* **Data rows**
[Begin]

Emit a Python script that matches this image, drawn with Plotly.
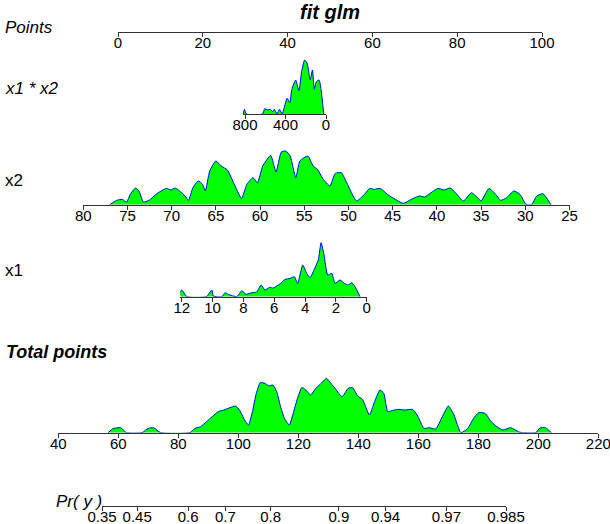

[End]
[Begin]

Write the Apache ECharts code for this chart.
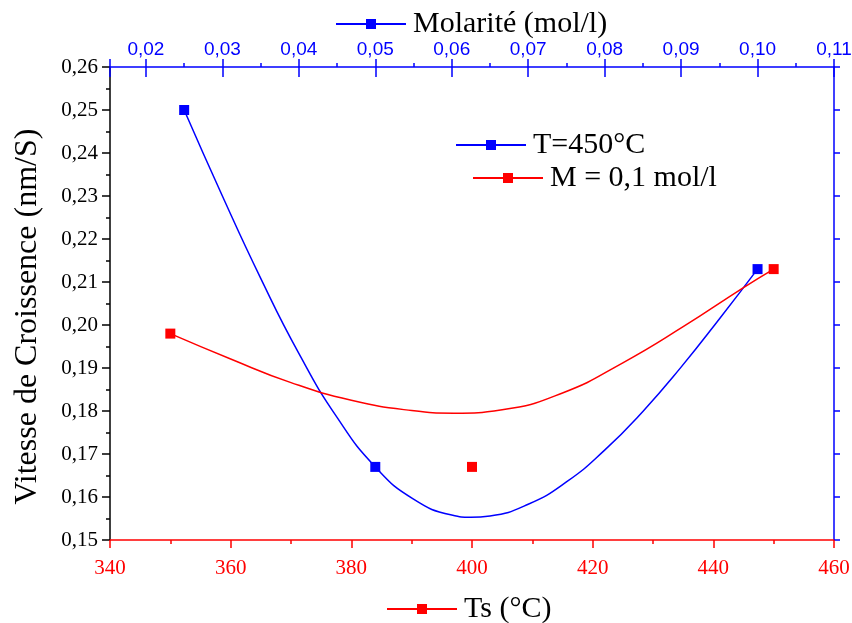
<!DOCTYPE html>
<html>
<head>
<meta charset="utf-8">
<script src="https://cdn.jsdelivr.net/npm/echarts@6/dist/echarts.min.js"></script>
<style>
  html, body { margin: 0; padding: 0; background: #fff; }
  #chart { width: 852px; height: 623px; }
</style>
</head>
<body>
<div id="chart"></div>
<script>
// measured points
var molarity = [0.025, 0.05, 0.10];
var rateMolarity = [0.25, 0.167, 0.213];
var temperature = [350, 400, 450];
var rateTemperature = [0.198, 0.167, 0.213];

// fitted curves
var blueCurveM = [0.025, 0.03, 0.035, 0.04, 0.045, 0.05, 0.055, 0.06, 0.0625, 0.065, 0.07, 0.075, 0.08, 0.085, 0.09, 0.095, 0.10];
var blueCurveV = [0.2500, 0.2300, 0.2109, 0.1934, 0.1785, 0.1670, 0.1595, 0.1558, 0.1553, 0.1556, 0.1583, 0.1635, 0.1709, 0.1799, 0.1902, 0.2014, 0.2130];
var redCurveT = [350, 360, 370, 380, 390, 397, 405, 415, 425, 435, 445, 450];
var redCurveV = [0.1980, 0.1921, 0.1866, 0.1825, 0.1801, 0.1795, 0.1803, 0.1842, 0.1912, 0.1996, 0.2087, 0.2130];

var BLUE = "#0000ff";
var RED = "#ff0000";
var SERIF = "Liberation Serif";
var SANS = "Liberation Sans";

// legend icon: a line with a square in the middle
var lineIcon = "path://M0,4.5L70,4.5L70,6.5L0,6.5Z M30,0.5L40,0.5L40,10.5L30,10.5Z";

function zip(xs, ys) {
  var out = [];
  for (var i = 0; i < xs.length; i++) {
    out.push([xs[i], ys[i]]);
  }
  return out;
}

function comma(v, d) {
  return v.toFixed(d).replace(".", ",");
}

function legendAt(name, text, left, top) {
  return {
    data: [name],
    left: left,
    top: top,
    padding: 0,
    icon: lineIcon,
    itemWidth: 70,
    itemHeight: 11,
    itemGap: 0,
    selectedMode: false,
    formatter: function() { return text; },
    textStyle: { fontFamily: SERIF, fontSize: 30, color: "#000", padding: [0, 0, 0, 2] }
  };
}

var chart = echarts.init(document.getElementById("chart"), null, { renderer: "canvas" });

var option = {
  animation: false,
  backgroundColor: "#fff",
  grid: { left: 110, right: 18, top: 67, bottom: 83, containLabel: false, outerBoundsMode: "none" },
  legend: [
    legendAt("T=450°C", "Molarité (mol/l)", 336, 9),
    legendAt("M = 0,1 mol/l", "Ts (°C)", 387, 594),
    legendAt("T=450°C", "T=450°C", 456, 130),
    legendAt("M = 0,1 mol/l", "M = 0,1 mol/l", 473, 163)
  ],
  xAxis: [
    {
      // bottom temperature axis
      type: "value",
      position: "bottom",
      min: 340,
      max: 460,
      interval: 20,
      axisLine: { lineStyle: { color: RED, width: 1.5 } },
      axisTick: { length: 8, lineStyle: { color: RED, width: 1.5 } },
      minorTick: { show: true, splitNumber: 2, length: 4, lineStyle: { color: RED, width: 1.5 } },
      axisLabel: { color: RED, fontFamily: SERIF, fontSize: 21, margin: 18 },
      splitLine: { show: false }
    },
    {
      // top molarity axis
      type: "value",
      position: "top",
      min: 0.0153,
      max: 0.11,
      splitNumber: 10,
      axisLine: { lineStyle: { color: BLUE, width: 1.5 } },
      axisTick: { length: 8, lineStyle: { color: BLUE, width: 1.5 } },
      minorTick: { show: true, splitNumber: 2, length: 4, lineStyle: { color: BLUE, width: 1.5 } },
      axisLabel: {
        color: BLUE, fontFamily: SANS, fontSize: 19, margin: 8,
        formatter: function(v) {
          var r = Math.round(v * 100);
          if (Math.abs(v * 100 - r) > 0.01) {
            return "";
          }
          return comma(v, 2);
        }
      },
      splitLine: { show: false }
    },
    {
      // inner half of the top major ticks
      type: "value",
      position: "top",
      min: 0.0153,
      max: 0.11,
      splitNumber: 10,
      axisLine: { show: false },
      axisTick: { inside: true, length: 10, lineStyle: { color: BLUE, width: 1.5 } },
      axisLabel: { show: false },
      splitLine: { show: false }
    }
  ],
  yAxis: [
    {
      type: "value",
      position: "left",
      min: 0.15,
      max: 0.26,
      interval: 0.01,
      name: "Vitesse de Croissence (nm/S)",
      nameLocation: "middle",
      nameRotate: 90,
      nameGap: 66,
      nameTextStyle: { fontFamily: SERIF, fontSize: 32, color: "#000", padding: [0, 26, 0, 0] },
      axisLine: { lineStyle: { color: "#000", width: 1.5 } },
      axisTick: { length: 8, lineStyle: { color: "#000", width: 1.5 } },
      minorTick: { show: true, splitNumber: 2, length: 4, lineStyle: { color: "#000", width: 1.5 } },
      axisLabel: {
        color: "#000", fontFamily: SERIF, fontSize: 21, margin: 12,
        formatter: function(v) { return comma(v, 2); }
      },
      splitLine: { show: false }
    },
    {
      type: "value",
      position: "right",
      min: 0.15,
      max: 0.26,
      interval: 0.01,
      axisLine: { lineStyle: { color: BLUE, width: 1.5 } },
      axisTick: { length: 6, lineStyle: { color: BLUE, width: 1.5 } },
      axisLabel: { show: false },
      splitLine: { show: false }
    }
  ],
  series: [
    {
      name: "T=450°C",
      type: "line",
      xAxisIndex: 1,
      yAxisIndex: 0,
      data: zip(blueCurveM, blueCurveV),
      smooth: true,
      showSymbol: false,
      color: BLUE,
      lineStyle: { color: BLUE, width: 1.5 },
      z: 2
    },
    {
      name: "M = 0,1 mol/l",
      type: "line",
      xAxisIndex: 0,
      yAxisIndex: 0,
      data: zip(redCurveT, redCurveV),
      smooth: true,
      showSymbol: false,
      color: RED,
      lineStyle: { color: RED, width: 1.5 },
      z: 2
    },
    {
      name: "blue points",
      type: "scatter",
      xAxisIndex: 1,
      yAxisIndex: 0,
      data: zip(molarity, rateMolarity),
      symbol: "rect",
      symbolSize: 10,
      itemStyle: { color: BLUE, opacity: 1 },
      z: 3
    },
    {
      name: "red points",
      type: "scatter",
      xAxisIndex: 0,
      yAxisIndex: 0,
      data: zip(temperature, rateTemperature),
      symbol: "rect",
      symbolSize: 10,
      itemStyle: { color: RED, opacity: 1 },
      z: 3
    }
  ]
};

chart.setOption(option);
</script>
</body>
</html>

[End]

Gather every line from the listing above in which "with" appears, and copy those lines.

* **Output below**
Emit a Python script that matches this image, drawn with Plotly.
// legend icon: a line with a square in the middle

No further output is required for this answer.